Durante boa parte da história, o
foco é a luta da família de Chico Bento para chegar a algum local seguro para
si. No meio de tal viagem, vemos um dos filhos do homem morrer na seca. Outro,
Duquinha, acaba sendo adotado por Conceição, a qual por sua vez indica a Chico
a possibilidade de este viajar para São Paulo e ali conseguir emprego. Vemos
assim no enredo um indício do que viria a ser o êxodo rural, algo que naquela
época, 1930, começava a ganhar contorno mais nítidos, com levas de nordestinos
mudando-se para os grandes centros urbanos para trabalhar na construção das
principais cidades do país. Tal fenômeno
explica muito da injustiça social de nosso país bem como do preconceito
dirigido ao sertanejo até hoje por certos membros da sociedade brasileira.
Vemos também durante o romance
uma cena na qual Chico Bento, mesmo com recursos bastante escassos, doa boa
parte de sua comida, farinha e rapadura, para outra família de retirantes que
estava prestes a comer um cadáver de uma vaca morta por conta de mal dos chifres.
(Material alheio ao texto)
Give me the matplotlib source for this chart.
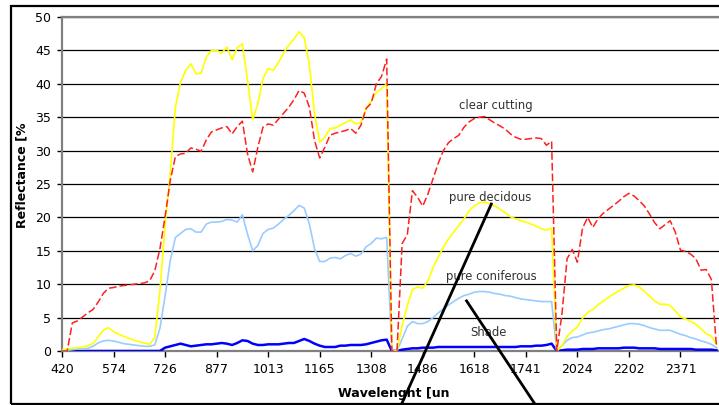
import numpy as np
import matplotlib
matplotlib.use('Agg')
import matplotlib.pyplot as plt
from matplotlib.patches import Rectangle

# wavelength labels shown every 10th band
wavelength_labels = ['420', '574', '726', '877', '1013', '1165', '1308',
                     '1486', '1618', '1741', '2024', '2202', '2371']

clear_cutting = [
    0.0, 0.0, 4.2, 4.5, 5.1, 5.7, 6.2, 7.3, 8.6, 9.4,
    9.5, 9.7, 9.8, 9.9, 10.0, 10.1, 10.2, 10.5, 12.0, 15.3,
    20.1, 25.5, 29.1, 29.5, 29.6, 30.4, 30.2, 29.9, 31.6, 32.8,
    33.1, 33.4, 33.6, 32.5, 33.6, 34.4, 29.5, 26.8, 30.5, 33.5,
    34.0, 33.8, 34.7, 35.6, 36.5, 37.6, 39.0, 38.6, 36.5, 31.5,
    28.9, 30.5, 32.3, 32.6, 32.8, 33.0, 33.3, 32.6, 33.8, 36.3,
    37.1, 40.0, 41.1, 43.7, 0.0, 0.0, 16.1, 17.4, 24.0, 23.0,
    21.7, 23.5, 25.8, 28.1, 30.0, 31.2, 31.8, 32.3, 33.5, 34.3,
    34.8, 35.0, 35.1, 34.6, 34.1, 33.7, 33.2, 32.5, 32.0, 31.7,
    31.7, 31.8, 31.9, 31.8, 30.8, 31.4, 0.0, 5.5, 13.8, 15.2,
    13.3, 18.4, 20.0, 18.5, 19.8, 20.6, 21.2, 21.8, 22.4, 23.1,
    23.6, 23.2, 22.5, 21.7, 20.5, 19.2, 18.3, 18.9, 19.5, 17.8,
    15.1, 14.9, 14.5, 13.8, 12.1, 12.2, 10.7, 0.5]

pure_decidous = [
    0.2, 0.3, 0.4, 0.5, 0.6, 0.8, 1.1, 2.1, 3.1, 3.5,
    2.9, 2.5, 2.2, 1.9, 1.6, 1.4, 1.2, 1.0, 2.0, 9.0,
    18.8, 26.5, 36.5, 40.2, 42.0, 43.0, 41.5, 41.6, 44.0, 45.0,
    45.0, 44.6, 45.5, 43.6, 45.4, 46.0, 40.5, 34.6, 37.0, 40.8,
    42.3, 42.0, 43.2, 44.6, 45.8, 46.7, 47.8, 46.9, 42.8, 35.5,
    31.3, 32.0, 33.3, 33.4, 33.8, 34.2, 34.6, 34.0, 34.2, 36.3,
    37.4, 38.7, 39.3, 40.0, 0.0, 0.0, 3.8, 6.8, 9.2, 9.6,
    9.4, 10.5, 12.5, 14.1, 15.5, 16.8, 17.8, 18.8, 19.8, 21.0,
    21.7, 22.2, 22.3, 22.0, 21.7, 21.2, 20.7, 20.1, 19.8, 19.5,
    19.3, 19.0, 18.7, 18.3, 18.1, 18.4, 0.0, 0.8, 2.2, 3.0,
    3.6, 4.9, 5.8, 6.2, 6.9, 7.5, 8.0, 8.5, 9.0, 9.4,
    9.8, 9.9, 9.6, 8.9, 8.2, 7.5, 7.0, 7.0, 6.8, 6.0,
    5.1, 4.8, 4.4, 4.0, 3.3, 2.6, 2.2, 1.0]

pure_coniferous = [
    0.0, 0.1, 0.2, 0.3, 0.3, 0.4, 0.7, 1.2, 1.5, 1.6,
    1.5, 1.3, 1.1, 1.0, 0.9, 0.8, 0.7, 0.7, 0.9, 3.4,
    8.2, 13.5, 17.0, 17.6, 18.2, 18.3, 17.8, 17.8, 19.0, 19.3,
    19.3, 19.4, 19.7, 19.6, 19.3, 20.4, 17.5, 15.0, 15.8, 17.6,
    18.2, 18.4, 19.0, 19.7, 20.3, 21.0, 21.8, 21.4, 19.0, 15.3,
    13.4, 13.4, 13.9, 14.0, 13.8, 14.3, 14.6, 14.2, 14.5, 15.6,
    16.1, 16.9, 16.8, 17.0, 0.0, 0.0, 1.8, 3.7, 4.4, 4.1,
    4.1, 4.4, 5.0, 5.7, 6.3, 6.9, 7.4, 7.9, 8.3, 8.5,
    8.8, 8.9, 8.9, 8.8, 8.6, 8.5, 8.3, 8.2, 8.0, 7.8,
    7.7, 7.6, 7.5, 7.4, 7.4, 7.4, 0.0, 0.8, 1.6, 2.0,
    2.1, 2.4, 2.7, 2.8, 3.0, 3.2, 3.3, 3.5, 3.7, 3.9,
    4.1, 4.1, 4.0, 3.8, 3.5, 3.3, 3.1, 3.1, 3.1, 2.8,
    2.5, 2.3, 2.0, 1.8, 1.5, 1.3, 1.0, 0.5]

shade = [
    0.0, 0.0, 0.0, 0.0, 0.0, 0.0, 0.0, 0.0, 0.0, 0.0,
    0.0, 0.0, 0.0, 0.0, 0.0, 0.0, 0.0, 0.0, 0.0, 0.0,
    0.5, 0.7, 0.9, 1.1, 0.9, 0.7, 0.8, 0.9, 1.0, 1.0,
    1.1, 1.2, 1.1, 0.9, 1.2, 1.6, 1.5, 1.1, 0.9, 0.9,
    1.0, 1.0, 1.0, 1.1, 1.2, 1.2, 1.5, 1.8, 1.5, 1.1,
    0.8, 0.6, 0.6, 0.6, 0.8, 0.8, 0.9, 0.9, 0.9, 1.0,
    1.2, 1.4, 1.6, 1.7, 0.0, 0.0, 0.2, 0.3, 0.4, 0.4,
    0.5, 0.5, 0.5, 0.6, 0.6, 0.6, 0.6, 0.6, 0.6, 0.6,
    0.6, 0.6, 0.6, 0.6, 0.6, 0.6, 0.6, 0.6, 0.6, 0.7,
    0.7, 0.7, 0.8, 0.8, 0.9, 1.1, 0.0, 0.1, 0.2, 0.2,
    0.2, 0.3, 0.3, 0.3, 0.4, 0.4, 0.4, 0.4, 0.4, 0.5,
    0.5, 0.5, 0.4, 0.4, 0.4, 0.4, 0.3, 0.3, 0.3, 0.3,
    0.3, 0.3, 0.3, 0.2, 0.2, 0.2, 0.2, 0.1]

band = np.arange(len(clear_cutting))

fig = plt.figure(figsize=(7.19, 4.05), dpi=100)
ax = fig.add_axes([62 / 719, 54 / 405, 670 / 719, 334 / 405])

ax.plot(band, shade, color='#0000ff', lw=1.8, zorder=3)
ax.plot(band, pure_coniferous, color='#99ccff', lw=1.2, zorder=3)
ax.plot(band, pure_decidous, color='#ffff00', lw=1.2, zorder=3)
ax.plot(band, clear_cutting, color='#ff2020', lw=1.1, dashes=(5, 2), zorder=3)

ax.set_xlim(0, 130)
ax.set_ylim(0, 50)
ax.set_yticks(np.arange(0, 51, 5))
ax.set_xticks(np.arange(0, 130, 10))
ax.set_xticklabels(wavelength_labels)
ax.tick_params(axis='y', direction='out', length=3.6, width=1, pad=4, labelsize=9)
ax.tick_params(axis='x', direction='out', length=4.3, width=1, pad=4.5, labelsize=9)

ax.set_axisbelow(True)
ax.yaxis.grid(True, color='black', lw=0.9)
for side in ['left', 'bottom', 'top']:
    ax.spines[side].set_color('#808080')
    ax.spines[side].set_linewidth(1.6)
ax.spines['right'].set_visible(False)

# series names written inside the plot
lab = dict(ha='center', va='center', fontsize=8.4, color='#333333')
ax.text(84.1, 36.8, 'clear cutting', **lab)
ax.text(83.0, 23.05, 'pure decidous', **lab)
ax.text(83.3, 11.1, 'pure coniferous', **lab)
ax.text(82.7, 2.7, 'Shade', **lab)

# pointer lines
ax.plot([83.3, 65.8], [22.0, -8.1], color='black', lw=2, clip_on=False, zorder=10)
ax.plot([78.5, 91.9], [7.5, -8.1], color='black', lw=2, clip_on=False, zorder=10)

fig.text(22 / 719, 1 - 175 / 405, 'Reflectance [%', rotation=90,
         fontweight='bold', fontsize=9, ha='center', va='center')
fig.text(393.5 / 719, 1 - 393 / 405, 'Wavelenght [un',
         fontweight='bold', fontsize=9, ha='center', va='center')

fig.add_artist(Rectangle((11 / 719, 1.5 / 405), 1.0, 398 / 405,
                         transform=fig.transFigure, fill=False,
                         ec='black', lw=1.6))

fig.savefig('out.png', dpi=100)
Embora tendo de encarar a fome atroz, o vaqueiro prefere dividir o pouco que
tem a ver outros pares correrem risco de morte por comerem algo que poderia
lhes causar problemas. Dessa forma, Rachel atesta a boa índole do povo
sertanejo no plano romanesco, que ela atestará também em outros pontos de sua
obra, em especial nas crônicas.
Apesar de não possuir o mesmo
poder dramático de um Vidas secas, O quinze é um bom livro para se promover o
debate acerca da questão da seca e da desigualdade social. Nele já vemos alguns
elementos presentes em outros textos de Rachel, como a narrativa multiplanar e
veloz, que tornaram seus textos muito populares entre o grande público, ainda
mais pelas adaptações para o meio televisivo. Vemos também a necessidade de se debater
um tema que segue atual no cenário político e literário de nosso país: o
constante descaso do Estado para com as camadas mais baixas, que seguem a viver
como se por elas ninguém devesse fazer nada, exceto a providência divina.